Шрифт:
Что ж, Айден, может, пора признаться самой себе честно, как давно ты испытываешь влечение к своему другу?
Я застонала и снова уткнулась в подушку.
Наверное, любая дружба между мужчиной и женщиной рано или поздно подходит к той отметке, за которой она заканчивается или перерастает в отношения.
Вот мы с Честером к этой черте и пришли. К этой самой границе. И как я раньше не понимала, что невозможно дружить с парнем, не рассматривая его как потенциального любовника?
Нет-нет-нет, всё-таки, чтобы заводить дружбу с мужчиной, нужно быть лесбиянкой. Хотя, честно говоря, даже в этом я не была до конца уверена.
Это самообман. Обманывается или один, или другой, или оба. И то, что мы сделали с Честером, сейчас давало ему право думать обо мне или расценивать меня как-то иначе. Но я могла ответить определённо, была ли готовой принять это.
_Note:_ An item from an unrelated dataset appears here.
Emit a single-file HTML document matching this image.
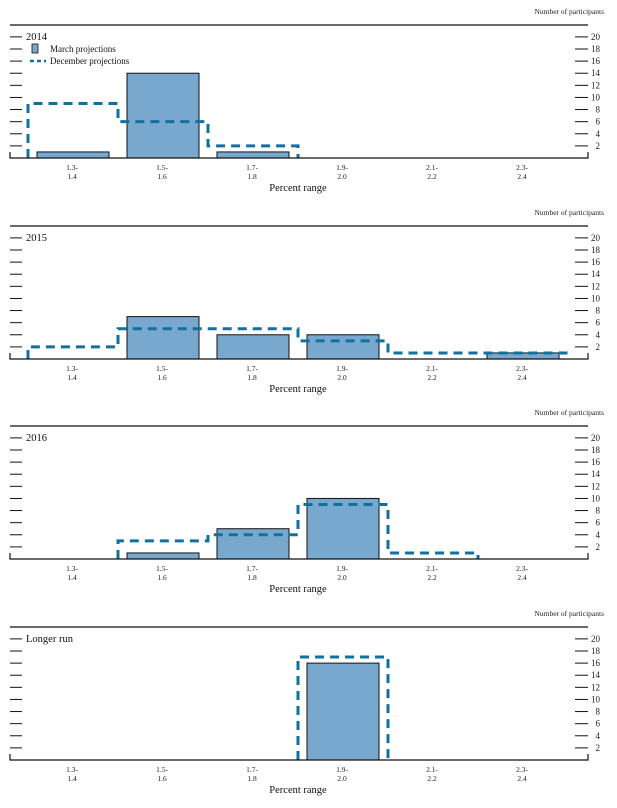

Нет-нет-нет. Я не хочу Честера в любом другом виде в своей жизни, кроме как друга. И пусть моё тело доказывает обратное. Это всего лишь простая физическая реакция организма на красивого, привлекательного мужчину.
Моё лицо оторвалось от подушки
— Ведь так? — спросила я сама себя и разрыдалась.
Это прозвучало так жалко.
Почему я рыдала? Или по кому? По Калебу и нашим отношениям, к которым уже нет возврата? Для нас нет второго шанса, и что самое интересное, я не испытывала той горечи, которую просто обязана была испытывать. От этого мне становилось ещё хуже. Я словно бы предала что-то, что было между мной и Калебом. Что-то настоящее, что-то значимое, по крайней мере, что-то, что я считала таковым.
Или я плакала по Честеру? По другу, которого я потеряла? По близости, которую уже не вернуть? По тем годам, которые мы отпинали подальше от себя всего лишь за одну ночь, перечеркнув всё, что нас связывало.
Какой наивной дурочкой я сейчас казалась самой себе, когда вспоминала все те радостные моменты, которые мы делили с Честом. Наверное, уже тогда, для него всё было иначе. А я пребывала в блаженном неведении?
Так значит я рыдала по себе самой?
Телефон тихо булькнул, сообщая, что получено сообщение. Вытянув руку, я вслепую нащупала его и поднесла к заплаканным глазам.
Лили, ответь, ссыкло ты такое.
Фиона была в своём репертуаре. Недолго думая, я набрала в ответ.
Фи, как грубо.
Я представила, как Фиона засмеялась, получив мой быстрый ответ, в то время, как я, наверное, больше часа жёстко игнорила её.
О, так значит, мы всё-таки живы и здравствуем. И не "Фи", а сними трубку.
Не обратив внимания на последний приказ, я просто напечатала.
Конечно, жива, а что? Были сомнения?
Я едва успела выдернуть последнюю бумажную салфетку из опустевшей коробки, как телефон снова заливался трелью.
Пол весь испереживался.
Улыбнувшись сквозь слёзы, я отправила ответ.
Успокой большого брата.
На этот раз мне пришло офигенно длинное для Фионы сообщение, аж из нескольких частей. Обычно она предпочитала, если не короткие отписки, то довольно лаконичные ответы. По её словам, ей было просто лень стачивать маникюр, клацкая по экрану, да и за звонок можно было передать куда больше информации.
Последние пятнадцать минут спорила с Полом о твоей потенциальной склонности к суициду. Тема оказалась очень актуальной. Особенно после того, как ты, заявившись к дому моего обожаемого двоюродного братца, примкнула к его стороне, а не повисла с мольбами о пощаде на шее Калеба.
Шмыгнув носом, я быстро нажала отправить.
Даже не пытайся, Фи. Я не хочу говорить о твоём брате. Не надо испытывать на мне свои приёмчики.
Я снова потянулась к коробке с бумажными салфетками, но пальцы коснулись пустого картонного дна. Раздосадовавшись на весь мир, будто ополчившийся на меня, я со всего маху шибанула по коробке, послав её в долгий полёт до середины комнаты.
Телефон в моей руке завибрировал.
Рано или поздно тебе придётся об этом поговорить. Лучше рано, конечно. Просто, когда время настанет, детка, вспомни, что у тебя есть я.
Решив ничего не отвечать, я уже было, хотела отложить сотовый в сторону, как пришло новое сообщение. Оно было коротким.
И я.
Улыбнувшись, я посмотрела на номер. Это был Пол.
Соскользнув с кровати, я сдёрнуло покрывало, а затем прошлёпала к шкафу. Недолго думая, вытащила с полки Честа одну из его дурацких футболок, которые так шли ему, и натянула на себя. Мне хотелось, чтобы он был сейчас рядом со мной, хотя бы просто вот так. Он — моя старая привычка, а от них, как известно почти невозможно избавиться.